I’ll note there was some very good performances of songs, especially in the large group numbers. There were also some wonderful dance moves. I still think Nobel does remarkable shows for a middle school. This year seemed a bit of a building year, with a lot of new performers who are just starting to grow. That’s fine — this is a middle school, after all, and these kids aren’t professionals. But they are learning wonderful skills that will serve them whatever their careers, and they deserve our support.

Turning to the production credits: The set design was by Ben Tiber, and worked really well — lots of welded steel and steps and risers, with clever integration of backdrops to establish place. I’m guessing the Wildcat costumes were rented, given their quality and the pinning on the back. The remaining costumes, which I’m sure the students created, worked well to establish their character’s looks. Kat Delancey was the music director. Choreography was by Carolyn Doherty and Midison Tilner. Prop Coordinator was Kamille Flack. Lighting Designer was Artur Cybulski. There are loads of additional production and crew credits, so I’m only going to list the traditionally listed ones: Vivian Chu was the Stage Manager, and Jaden Weinstein was the House Manager. The production was directed by Fanny Araña, Carolyn Doherty, and Ryan Wynott.

High School Musical runs at Nobel Middle School in Northridge through Saturday, December 5th. Should you go see it? If you have a tween or a teen — go. They’ll enjoy it, and they’ll get a kick about the quality that can come from their peers. If you’re not connected to the youth of American, it still is worth seeing — if you can get over the fact it is HSM— just to see the quality that can come out of a middle school that is actually not a performing arts magnet. This is all parents and volunteers and dedicated teachers, working with dedicated students, that create the magic. So, translation: yeah, go see it, even if it is HSM.
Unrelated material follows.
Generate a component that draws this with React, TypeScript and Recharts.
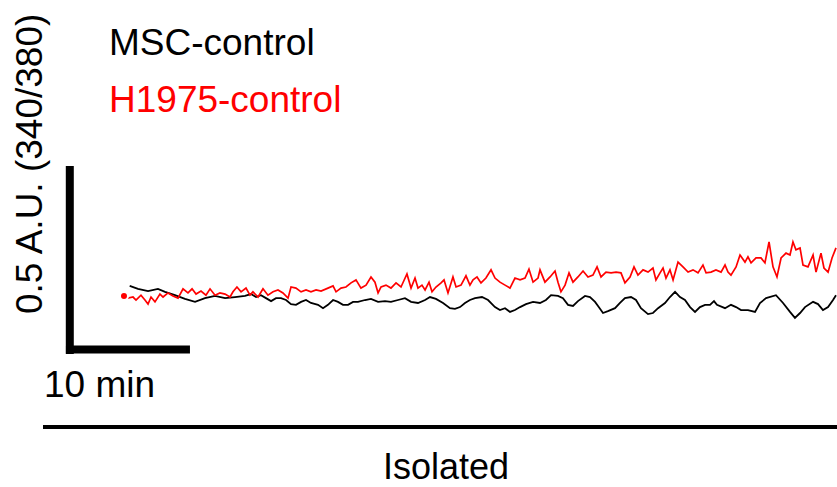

Ob. Disclaimer: I am not a trained theatre critic; I am, however, a regular theatre audience member. I’ve been attending live theatre in Los Angeles since 1972; I’ve been writing up my thoughts on theatre (and the shows I see) since 2004. I do not have theatre training (I’m a computer security specialist), but have learned a lot about theatre over my many years of attending theatre and talking to talented professionals. I pay for all my tickets unless otherwise noted. I am not compensated by anyone for doing these writeups in any way, shape, or form. I subscribe at three theatres:  REP East (FB), The Colony Theatre (FB), and Cabrillo Music Theatre (FB). Through my theatre attendance I have made friends with cast, crew, and producers, but I do strive to not let those relationships color my writing (with one exception: when writing up children’s production, I focus on the positive — one gains nothing except bad karma by raking a child over the coals).  I believe in telling you about the shows I see to help you form your opinion; it is up to you to determine the weight you give my writeups.
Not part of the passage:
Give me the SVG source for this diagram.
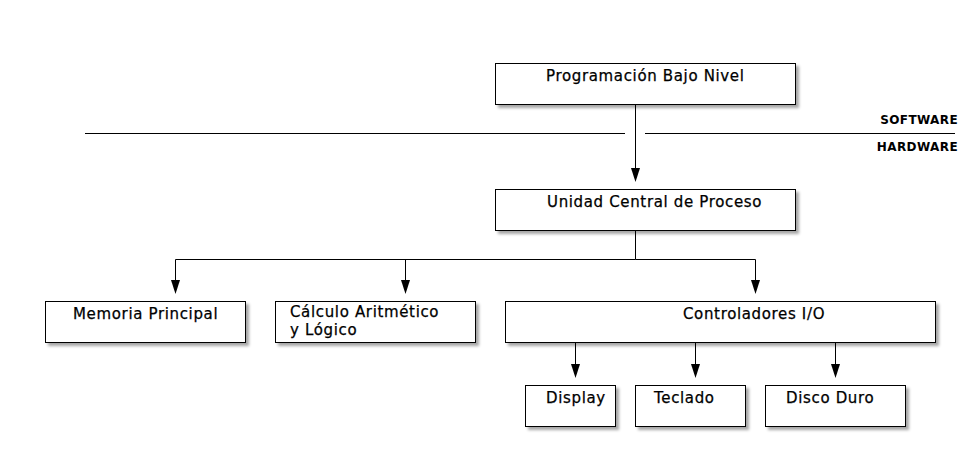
<svg xmlns="http://www.w3.org/2000/svg" width="980" height="462" viewBox="0 0 980 462">
<defs>
<filter id="sh" x="-10%" y="-20%" width="130%" height="160%">
<feDropShadow dx="3" dy="3" stdDeviation="1.5" flood-color="#000" flood-opacity="0.35"/>
</filter>
<style>
.box{fill:#fff;stroke:#000;stroke-width:1;filter:url(#sh)}
.lbl{font-family:"DejaVu Sans",sans-serif;font-size:15px;letter-spacing:0.65px;fill:#000;stroke:#000;stroke-width:0.25px}
.sm{font-family:"DejaVu Sans",sans-serif;font-size:12px;font-weight:bold;letter-spacing:0.4px;fill:#000}
.ln{fill:none;stroke:#000;stroke-width:1}
</style>
</defs>
<rect width="980" height="462" fill="#fff"/>
<g id="separator">
<line class="ln" x1="85" y1="133.5" x2="625" y2="133.5"/>
<line class="ln" x1="645" y1="133.5" x2="955" y2="133.5"/>
<text class="sm" x="958" y="124" text-anchor="end">SOFTWARE</text>
<text class="sm" x="958" y="151" text-anchor="end">HARDWARE</text>
</g>
<g id="connectors">
<path class="ln" d="M635.5,105 V168"/>
<path d="M631,168 L640,168 L635.5,182 Z"/>
<path class="ln" d="M635.5,231 V259.5 H175.5 V280"/>
<path class="ln" d="M405.5,259.5 V280"/>
<path class="ln" d="M635.5,259.5 H755.5 V280"/>
<path d="M171,280 L180,280 L175.5,294 Z"/>
<path d="M401,280 L410,280 L405.5,294 Z"/>
<path d="M751,280 L760,280 L755.5,294 Z"/>
<path class="ln" d="M575.5,343 V364"/>
<path class="ln" d="M695.5,343 V364"/>
<path class="ln" d="M835.5,343 V364"/>
<path d="M571,364 L580,364 L575.5,378 Z"/>
<path d="M691,364 L700,364 L695.5,378 Z"/>
<path d="M831,364 L840,364 L835.5,378 Z"/>
</g>
<g id="programacion">
<rect class="box" x="495.5" y="63.5" width="300" height="41"/>
<text class="lbl" x="546" y="81">Programación Bajo Nivel</text>
</g>
<g id="ucp">
<rect class="box" x="495.5" y="189.5" width="300" height="41"/>
<text class="lbl" x="547" y="207">Unidad Central de Proceso</text>
</g>
<g id="memoria">
<rect class="box" x="45.5" y="301.5" width="200" height="41"/>
<text class="lbl" x="73" y="319">Memoria Principal</text>
</g>
<g id="calculo">
<rect class="box" x="275.5" y="301.5" width="200" height="41"/>
<text class="lbl" x="290" y="317">Cálculo Aritmético</text>
<text class="lbl" x="290" y="335">y Lógico</text>
</g>
<g id="controladores">
<rect class="box" x="505.5" y="301.5" width="430" height="41"/>
<text class="lbl" x="683" y="319">Controladores I/O</text>
</g>
<g id="display">
<rect class="box" x="525.5" y="385.5" width="90" height="41"/>
<text class="lbl" x="546" y="403">Display</text>
</g>
<g id="teclado">
<rect class="box" x="635.5" y="385.5" width="110" height="41"/>
<text class="lbl" x="654" y="403">Teclado</text>
</g>
<g id="disco">
<rect class="box" x="765.5" y="385.5" width="140" height="41"/>
<text class="lbl" x="786" y="403">Disco Duro</text>
</g>
</svg>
Upcoming Shows: December starts with High School Musical at Nobel Middle School (FB) (running December 1-4) — this is a middle school that does surprisingly good productions (although we may be biased a little — our daughter was there for the first two years of their program). It is followed by “El Grande Circus de Coca-Cola” at The Colony Theatre (FB) on December 5. During the week I become a producer, when we present The Nigerian Spam Scam Scam as the dinner entertainment at the Annual Computer Security Applications Conference (ACSAC). The weekend after the conference sees us at the NoHo Arts Center (FB) for Theatre 68 (FB)’s production of Who Killed Santa?, which sounded so warped as to be either extremely funny or extremely stupid– should be fun to watch! The third weekend of December brings the touring company of “If/Then” at the Pantages (FB). The last weekend of December has “The Bridges of Madison County” at the Ahmanson Theatre (FB), and Nunsense at Crown City Theatre (FB). I’m just starting to plan 2016 — I’ve been waiting on the Repertory East Playhouse (“the REP”) (FB) schedule. So far, January shows “Bullets Over Broadway” at the Pantages (FB) on January 9; “Stomp” at the Valley Performing Arts Center (VPAC) (FB)  on January 24; and “A Funny Thing Happened on the Way to the Forum” at Cabrillo Music Theatre (FB) on January 30. There is also a “hold” (i.e., dates blocked, but awaiting ticketing) for “Louis and Keeley – Live at the Sahara” at The Geffen Playhouse (FB) for either January 2 or 16 (pending tickets on Goldstar). There is currently nothing on the schedule for February, except for February 28, when we are seeing The Band of the Royal Marines and the Pipes, Drums, and Highland Dancers of the Scots Guards at the Valley Performing Arts Center (VPAC) (FB). March brings “Another Roll of the Dice” at The Colony Theatre (FB), and has two potential dates on hold for “A Gentleman’s Guide to Love and Murder” at the Ahmanson Theatre (FB) (pending Hottix). As always, I’m keeping my eyes open for interesting productions mentioned on sites such as Bitter-Lemons, and Musicals in LA, as well as productions I see on Goldstar, LA Stage Tix, Plays411 or that are sent to me by publicists or the venues themselves.